+++ RECORDS TO PROCESS

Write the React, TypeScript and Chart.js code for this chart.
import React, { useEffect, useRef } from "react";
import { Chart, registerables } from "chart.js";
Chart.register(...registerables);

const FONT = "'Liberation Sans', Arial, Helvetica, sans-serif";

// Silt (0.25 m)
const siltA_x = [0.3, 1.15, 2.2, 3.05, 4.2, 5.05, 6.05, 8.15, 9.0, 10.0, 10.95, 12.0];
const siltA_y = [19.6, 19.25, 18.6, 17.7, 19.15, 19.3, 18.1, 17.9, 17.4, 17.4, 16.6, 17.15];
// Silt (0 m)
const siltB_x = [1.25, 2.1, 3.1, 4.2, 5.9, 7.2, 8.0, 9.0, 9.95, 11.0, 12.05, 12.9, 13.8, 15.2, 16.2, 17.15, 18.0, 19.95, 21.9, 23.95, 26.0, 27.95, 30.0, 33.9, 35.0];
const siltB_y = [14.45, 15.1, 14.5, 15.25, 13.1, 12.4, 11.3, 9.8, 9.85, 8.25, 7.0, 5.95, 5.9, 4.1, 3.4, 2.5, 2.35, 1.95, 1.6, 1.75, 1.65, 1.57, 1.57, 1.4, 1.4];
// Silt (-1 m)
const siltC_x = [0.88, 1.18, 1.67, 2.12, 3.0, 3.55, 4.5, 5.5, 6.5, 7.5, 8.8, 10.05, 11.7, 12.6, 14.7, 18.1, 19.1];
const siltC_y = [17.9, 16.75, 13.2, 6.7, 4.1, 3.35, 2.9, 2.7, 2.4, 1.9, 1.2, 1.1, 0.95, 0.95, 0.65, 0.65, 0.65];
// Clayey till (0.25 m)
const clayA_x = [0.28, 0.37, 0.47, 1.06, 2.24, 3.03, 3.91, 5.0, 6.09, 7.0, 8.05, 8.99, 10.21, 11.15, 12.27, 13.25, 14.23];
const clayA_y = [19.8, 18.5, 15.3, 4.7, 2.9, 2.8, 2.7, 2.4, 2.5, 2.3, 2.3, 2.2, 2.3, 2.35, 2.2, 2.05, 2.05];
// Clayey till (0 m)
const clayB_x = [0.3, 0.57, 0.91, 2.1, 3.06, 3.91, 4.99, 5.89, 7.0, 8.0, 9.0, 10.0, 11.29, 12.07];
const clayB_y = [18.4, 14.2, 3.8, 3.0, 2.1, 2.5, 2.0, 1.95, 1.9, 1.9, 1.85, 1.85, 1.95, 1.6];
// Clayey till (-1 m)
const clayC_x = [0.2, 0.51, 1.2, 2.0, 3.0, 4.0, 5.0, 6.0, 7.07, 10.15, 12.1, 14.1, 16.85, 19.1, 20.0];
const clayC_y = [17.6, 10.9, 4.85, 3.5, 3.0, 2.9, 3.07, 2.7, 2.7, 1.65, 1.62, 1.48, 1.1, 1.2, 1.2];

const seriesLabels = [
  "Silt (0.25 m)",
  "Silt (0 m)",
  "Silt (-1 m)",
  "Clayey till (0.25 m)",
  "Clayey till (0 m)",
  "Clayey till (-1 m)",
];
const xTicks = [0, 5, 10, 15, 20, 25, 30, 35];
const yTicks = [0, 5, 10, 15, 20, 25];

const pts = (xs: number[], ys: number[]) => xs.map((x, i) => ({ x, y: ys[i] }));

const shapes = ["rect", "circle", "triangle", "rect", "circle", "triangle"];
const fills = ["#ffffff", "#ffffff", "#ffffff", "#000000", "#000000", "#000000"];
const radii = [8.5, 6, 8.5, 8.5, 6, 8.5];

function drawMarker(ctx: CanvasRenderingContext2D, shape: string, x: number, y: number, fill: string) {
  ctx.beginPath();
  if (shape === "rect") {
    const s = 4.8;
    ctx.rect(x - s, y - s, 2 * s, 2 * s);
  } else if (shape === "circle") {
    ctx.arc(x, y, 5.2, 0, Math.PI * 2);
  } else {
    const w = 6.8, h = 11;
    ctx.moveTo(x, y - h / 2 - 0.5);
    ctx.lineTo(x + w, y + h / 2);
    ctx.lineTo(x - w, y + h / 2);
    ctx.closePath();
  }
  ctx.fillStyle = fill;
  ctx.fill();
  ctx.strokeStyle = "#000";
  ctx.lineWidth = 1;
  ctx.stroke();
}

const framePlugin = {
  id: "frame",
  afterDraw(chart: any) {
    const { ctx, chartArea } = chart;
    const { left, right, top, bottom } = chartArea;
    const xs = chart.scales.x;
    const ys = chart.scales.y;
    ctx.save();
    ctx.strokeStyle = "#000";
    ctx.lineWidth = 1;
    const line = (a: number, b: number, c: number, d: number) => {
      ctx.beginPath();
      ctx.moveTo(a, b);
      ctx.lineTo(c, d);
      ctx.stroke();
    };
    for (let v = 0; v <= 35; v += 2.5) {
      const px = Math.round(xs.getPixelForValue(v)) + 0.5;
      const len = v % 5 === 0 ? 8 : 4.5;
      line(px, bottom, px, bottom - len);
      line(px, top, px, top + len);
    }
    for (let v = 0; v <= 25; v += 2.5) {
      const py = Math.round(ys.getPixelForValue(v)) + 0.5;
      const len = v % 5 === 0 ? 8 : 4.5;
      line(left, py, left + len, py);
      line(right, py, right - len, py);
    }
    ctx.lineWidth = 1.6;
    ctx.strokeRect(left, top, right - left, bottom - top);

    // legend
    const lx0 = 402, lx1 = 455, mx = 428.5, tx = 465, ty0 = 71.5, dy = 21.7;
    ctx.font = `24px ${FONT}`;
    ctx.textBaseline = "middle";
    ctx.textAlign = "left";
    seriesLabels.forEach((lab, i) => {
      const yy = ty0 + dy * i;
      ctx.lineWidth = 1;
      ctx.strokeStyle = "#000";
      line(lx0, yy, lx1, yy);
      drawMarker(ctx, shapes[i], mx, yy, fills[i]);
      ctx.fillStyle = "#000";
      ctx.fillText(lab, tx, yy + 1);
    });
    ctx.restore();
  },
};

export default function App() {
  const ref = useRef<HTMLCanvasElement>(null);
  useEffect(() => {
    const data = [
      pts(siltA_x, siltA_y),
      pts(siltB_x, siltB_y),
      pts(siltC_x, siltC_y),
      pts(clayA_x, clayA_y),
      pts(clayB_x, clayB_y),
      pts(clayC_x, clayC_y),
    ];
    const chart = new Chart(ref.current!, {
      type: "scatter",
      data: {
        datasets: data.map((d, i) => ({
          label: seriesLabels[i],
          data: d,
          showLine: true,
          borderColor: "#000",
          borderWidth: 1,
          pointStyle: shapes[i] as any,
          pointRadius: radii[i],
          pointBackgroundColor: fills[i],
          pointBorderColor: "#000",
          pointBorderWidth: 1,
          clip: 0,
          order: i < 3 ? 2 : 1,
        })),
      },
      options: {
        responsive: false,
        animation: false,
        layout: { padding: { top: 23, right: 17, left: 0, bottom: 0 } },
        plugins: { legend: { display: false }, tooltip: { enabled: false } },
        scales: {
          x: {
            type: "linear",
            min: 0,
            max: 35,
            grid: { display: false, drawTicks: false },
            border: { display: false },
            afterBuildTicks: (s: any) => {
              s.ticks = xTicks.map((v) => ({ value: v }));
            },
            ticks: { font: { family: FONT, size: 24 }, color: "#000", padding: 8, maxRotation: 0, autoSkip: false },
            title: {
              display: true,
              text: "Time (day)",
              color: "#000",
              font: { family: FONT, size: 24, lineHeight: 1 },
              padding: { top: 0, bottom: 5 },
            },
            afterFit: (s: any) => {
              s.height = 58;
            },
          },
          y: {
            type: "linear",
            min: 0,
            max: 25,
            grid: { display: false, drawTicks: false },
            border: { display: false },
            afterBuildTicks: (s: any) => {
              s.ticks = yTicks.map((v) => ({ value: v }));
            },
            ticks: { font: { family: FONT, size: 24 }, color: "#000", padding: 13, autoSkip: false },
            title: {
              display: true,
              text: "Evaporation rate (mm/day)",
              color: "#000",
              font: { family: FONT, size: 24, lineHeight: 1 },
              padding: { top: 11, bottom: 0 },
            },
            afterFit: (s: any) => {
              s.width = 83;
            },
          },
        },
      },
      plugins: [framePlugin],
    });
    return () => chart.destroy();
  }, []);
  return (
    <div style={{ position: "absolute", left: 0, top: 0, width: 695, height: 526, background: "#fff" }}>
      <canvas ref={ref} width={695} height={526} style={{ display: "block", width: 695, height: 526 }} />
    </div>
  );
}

++++++
+++ RECORDS TO PROCESS

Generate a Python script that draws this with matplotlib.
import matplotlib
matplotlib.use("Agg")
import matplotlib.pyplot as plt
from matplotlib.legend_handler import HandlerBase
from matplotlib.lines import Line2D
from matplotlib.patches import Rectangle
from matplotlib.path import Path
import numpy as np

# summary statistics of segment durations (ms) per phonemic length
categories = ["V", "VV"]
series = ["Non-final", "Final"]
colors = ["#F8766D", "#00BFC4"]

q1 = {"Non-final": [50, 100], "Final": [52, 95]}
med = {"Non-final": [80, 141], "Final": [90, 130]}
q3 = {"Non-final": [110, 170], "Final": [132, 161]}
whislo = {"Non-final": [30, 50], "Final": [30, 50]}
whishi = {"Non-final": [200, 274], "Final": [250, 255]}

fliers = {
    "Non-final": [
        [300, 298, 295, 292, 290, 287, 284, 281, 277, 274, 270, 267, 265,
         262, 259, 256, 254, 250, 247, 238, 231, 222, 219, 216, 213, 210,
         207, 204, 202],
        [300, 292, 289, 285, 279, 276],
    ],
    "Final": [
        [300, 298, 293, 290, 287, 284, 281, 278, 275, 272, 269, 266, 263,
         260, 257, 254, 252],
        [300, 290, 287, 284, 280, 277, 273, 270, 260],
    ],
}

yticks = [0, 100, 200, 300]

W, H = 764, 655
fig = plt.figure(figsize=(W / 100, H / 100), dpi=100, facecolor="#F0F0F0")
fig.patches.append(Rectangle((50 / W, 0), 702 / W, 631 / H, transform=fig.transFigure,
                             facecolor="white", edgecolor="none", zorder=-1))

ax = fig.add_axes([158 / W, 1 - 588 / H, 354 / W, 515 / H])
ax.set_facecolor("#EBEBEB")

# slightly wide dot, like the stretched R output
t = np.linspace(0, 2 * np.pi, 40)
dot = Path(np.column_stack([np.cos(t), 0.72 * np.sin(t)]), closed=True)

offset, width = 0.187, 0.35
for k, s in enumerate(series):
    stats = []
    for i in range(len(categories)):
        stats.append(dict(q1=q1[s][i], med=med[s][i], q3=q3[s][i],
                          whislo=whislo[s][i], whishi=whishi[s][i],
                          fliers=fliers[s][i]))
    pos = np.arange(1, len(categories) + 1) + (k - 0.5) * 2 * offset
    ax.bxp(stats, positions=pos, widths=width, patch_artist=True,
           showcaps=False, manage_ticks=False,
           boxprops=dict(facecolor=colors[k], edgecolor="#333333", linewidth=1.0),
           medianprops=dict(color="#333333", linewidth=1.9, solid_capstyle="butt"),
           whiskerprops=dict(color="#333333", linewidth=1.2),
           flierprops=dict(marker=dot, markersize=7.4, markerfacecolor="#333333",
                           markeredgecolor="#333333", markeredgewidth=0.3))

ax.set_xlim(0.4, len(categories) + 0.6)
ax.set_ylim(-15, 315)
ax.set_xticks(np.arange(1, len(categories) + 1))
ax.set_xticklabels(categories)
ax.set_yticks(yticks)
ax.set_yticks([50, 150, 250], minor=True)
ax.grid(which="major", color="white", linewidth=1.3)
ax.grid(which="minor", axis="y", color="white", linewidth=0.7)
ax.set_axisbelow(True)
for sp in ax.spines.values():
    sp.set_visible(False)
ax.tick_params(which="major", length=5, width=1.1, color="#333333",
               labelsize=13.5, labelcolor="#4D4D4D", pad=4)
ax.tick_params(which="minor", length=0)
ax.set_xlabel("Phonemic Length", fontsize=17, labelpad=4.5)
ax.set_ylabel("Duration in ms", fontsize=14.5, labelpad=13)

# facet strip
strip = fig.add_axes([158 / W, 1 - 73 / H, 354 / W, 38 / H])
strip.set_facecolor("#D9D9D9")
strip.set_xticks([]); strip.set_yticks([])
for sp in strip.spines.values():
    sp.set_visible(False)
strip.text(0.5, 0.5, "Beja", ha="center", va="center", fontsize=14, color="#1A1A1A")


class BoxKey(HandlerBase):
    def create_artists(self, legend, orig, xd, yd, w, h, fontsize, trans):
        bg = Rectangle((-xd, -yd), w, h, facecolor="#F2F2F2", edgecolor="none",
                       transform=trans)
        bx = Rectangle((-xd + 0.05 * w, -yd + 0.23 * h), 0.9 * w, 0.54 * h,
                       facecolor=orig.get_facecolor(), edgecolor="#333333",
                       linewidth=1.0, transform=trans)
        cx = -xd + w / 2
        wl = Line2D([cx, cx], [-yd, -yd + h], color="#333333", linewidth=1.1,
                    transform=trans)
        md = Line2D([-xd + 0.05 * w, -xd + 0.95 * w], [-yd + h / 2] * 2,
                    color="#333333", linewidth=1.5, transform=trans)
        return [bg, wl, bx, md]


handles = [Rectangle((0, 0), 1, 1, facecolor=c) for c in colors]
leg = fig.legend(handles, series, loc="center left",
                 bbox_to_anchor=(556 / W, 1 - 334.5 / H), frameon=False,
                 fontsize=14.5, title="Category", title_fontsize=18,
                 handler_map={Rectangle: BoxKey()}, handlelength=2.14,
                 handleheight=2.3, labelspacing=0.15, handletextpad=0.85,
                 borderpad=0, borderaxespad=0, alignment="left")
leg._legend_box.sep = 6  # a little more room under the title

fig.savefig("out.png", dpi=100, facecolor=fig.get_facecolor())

++++++

◆ EXERCISE PROMPT ◆
Determine the number of lines in the entries above where the string "matplotlib" appears. Answer with the number alone.

◆ RESULT ◆
8